Goal: Leave the pictures out and quote every line from the start of the listing to the line with "(0pt,0pt) rectangle (554.5pt,-383pt);", inclusive.
_____
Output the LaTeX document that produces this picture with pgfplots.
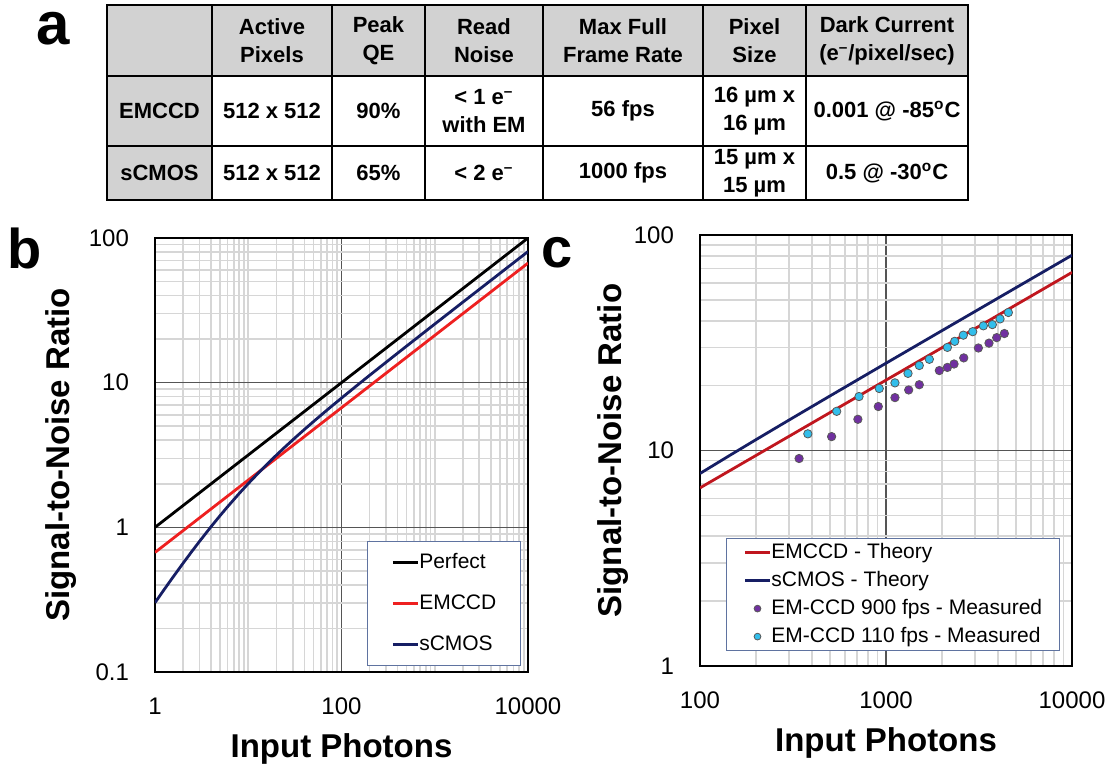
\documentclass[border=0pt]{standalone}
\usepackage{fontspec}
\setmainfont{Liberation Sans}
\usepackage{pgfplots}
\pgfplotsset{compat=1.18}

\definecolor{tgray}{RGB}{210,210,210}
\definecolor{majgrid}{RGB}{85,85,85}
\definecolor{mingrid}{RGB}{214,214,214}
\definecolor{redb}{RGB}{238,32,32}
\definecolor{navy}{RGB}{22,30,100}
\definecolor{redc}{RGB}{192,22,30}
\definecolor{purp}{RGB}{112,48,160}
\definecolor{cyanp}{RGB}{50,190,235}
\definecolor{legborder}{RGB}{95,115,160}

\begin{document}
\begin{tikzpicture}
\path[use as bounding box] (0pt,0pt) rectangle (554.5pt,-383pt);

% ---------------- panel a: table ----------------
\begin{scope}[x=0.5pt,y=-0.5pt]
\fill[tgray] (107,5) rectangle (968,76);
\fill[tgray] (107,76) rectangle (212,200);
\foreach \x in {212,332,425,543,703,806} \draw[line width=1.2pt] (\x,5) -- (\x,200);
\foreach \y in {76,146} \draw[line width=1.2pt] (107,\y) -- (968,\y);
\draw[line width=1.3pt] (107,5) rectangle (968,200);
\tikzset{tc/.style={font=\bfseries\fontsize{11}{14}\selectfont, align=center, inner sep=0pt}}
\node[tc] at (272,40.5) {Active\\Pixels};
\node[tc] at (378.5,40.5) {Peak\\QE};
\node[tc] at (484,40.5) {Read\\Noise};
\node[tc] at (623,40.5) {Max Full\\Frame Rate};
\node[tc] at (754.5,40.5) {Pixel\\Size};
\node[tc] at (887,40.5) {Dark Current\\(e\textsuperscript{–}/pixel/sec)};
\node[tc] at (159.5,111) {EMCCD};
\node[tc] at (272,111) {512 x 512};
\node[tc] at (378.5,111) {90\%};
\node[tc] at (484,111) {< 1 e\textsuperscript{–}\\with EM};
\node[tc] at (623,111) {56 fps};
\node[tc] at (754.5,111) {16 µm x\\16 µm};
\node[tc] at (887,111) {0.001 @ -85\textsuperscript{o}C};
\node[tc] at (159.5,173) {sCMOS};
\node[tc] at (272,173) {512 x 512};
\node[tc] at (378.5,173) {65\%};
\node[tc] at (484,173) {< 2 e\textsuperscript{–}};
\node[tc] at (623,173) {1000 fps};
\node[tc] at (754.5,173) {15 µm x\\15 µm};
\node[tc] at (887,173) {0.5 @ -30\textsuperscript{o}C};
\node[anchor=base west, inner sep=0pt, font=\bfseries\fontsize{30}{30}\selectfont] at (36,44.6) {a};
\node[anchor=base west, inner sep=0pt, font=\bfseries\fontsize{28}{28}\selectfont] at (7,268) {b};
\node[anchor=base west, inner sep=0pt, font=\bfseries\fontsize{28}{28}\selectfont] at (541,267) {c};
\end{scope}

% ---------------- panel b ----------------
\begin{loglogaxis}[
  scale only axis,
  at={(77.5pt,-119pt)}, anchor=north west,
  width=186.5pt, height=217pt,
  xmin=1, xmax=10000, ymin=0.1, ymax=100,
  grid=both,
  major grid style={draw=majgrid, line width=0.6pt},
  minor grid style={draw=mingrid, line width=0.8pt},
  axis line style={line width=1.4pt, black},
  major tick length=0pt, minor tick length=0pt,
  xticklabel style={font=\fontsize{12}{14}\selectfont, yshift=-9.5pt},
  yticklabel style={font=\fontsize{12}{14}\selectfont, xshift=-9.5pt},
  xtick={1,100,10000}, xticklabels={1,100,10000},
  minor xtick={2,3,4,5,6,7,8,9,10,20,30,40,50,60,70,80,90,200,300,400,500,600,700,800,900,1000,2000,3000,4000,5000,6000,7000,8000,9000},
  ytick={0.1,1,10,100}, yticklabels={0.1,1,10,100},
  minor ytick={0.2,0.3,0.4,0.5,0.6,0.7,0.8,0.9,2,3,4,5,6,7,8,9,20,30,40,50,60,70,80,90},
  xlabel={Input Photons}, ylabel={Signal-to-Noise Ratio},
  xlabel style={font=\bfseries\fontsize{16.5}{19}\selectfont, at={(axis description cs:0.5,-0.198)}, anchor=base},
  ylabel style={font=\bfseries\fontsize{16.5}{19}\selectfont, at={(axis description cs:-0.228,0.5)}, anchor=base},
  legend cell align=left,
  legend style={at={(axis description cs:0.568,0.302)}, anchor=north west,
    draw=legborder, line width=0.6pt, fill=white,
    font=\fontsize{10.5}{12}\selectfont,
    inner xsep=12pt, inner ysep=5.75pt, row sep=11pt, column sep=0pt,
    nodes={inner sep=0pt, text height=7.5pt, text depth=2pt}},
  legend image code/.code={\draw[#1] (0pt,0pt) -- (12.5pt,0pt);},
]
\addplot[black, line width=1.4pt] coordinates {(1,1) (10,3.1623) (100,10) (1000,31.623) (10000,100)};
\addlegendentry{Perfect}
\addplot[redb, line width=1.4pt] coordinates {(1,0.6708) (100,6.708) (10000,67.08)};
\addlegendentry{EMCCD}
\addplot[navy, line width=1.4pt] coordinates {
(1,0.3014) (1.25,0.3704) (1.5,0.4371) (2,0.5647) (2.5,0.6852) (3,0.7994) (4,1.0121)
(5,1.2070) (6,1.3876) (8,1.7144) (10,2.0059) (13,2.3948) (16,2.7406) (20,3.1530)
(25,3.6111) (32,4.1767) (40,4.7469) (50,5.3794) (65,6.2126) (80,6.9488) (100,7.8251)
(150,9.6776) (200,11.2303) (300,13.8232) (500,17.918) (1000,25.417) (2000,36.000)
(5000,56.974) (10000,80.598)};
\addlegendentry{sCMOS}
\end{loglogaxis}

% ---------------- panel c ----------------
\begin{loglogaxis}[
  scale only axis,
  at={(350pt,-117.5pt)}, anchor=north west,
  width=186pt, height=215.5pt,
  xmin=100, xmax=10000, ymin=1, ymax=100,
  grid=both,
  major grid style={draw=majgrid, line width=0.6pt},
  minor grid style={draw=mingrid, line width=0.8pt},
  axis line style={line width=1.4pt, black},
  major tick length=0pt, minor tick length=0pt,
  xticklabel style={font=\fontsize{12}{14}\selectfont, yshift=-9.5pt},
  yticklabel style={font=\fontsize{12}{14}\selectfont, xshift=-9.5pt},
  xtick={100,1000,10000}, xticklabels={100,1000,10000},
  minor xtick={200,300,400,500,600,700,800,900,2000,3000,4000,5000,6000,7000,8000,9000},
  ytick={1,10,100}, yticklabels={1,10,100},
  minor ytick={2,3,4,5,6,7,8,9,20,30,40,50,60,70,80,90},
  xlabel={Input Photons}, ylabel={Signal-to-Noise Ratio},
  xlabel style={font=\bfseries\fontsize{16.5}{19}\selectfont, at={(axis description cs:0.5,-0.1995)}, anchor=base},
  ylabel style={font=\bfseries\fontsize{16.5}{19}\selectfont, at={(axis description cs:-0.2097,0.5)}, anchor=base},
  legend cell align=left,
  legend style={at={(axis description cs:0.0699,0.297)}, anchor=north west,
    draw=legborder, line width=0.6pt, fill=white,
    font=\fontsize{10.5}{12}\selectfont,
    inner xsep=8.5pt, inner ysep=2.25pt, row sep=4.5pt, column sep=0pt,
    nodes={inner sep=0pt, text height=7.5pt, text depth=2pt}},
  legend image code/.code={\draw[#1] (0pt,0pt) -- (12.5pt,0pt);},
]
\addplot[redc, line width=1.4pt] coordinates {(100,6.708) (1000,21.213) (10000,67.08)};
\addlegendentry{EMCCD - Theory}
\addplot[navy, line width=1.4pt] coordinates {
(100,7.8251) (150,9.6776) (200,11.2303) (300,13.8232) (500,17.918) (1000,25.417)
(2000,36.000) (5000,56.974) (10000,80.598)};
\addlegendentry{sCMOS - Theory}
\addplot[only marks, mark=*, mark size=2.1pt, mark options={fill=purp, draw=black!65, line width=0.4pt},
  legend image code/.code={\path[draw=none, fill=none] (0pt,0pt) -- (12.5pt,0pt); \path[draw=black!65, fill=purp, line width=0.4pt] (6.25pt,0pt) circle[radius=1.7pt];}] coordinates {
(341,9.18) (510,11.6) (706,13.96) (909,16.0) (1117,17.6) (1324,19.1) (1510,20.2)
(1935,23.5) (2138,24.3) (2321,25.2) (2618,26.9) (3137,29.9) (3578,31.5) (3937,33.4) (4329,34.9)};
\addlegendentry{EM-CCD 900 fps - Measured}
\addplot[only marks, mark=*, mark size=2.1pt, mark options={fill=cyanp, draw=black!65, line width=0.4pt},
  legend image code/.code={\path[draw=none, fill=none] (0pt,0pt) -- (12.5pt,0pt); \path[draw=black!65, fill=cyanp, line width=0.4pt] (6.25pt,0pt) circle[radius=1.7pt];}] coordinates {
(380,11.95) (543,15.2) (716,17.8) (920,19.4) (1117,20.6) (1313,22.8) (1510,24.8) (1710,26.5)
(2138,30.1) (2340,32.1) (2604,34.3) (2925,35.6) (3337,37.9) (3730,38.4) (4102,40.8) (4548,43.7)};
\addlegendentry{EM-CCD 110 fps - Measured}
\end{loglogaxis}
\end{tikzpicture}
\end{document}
_____
Finished answer:
Output the LaTeX document that produces this picture with pgfplots.
\documentclass[border=0pt]{standalone}
\usepackage{fontspec}
\setmainfont{Liberation Sans}
\usepackage{pgfplots}
\pgfplotsset{compat=1.18}

\definecolor{tgray}{RGB}{210,210,210}
\definecolor{majgrid}{RGB}{85,85,85}
\definecolor{mingrid}{RGB}{214,214,214}
\definecolor{redb}{RGB}{238,32,32}
\definecolor{navy}{RGB}{22,30,100}
\definecolor{redc}{RGB}{192,22,30}
\definecolor{purp}{RGB}{112,48,160}
\definecolor{cyanp}{RGB}{50,190,235}
\definecolor{legborder}{RGB}{95,115,160}

\begin{document}
\begin{tikzpicture}
\path[use as bounding box] (0pt,0pt) rectangle (554.5pt,-383pt);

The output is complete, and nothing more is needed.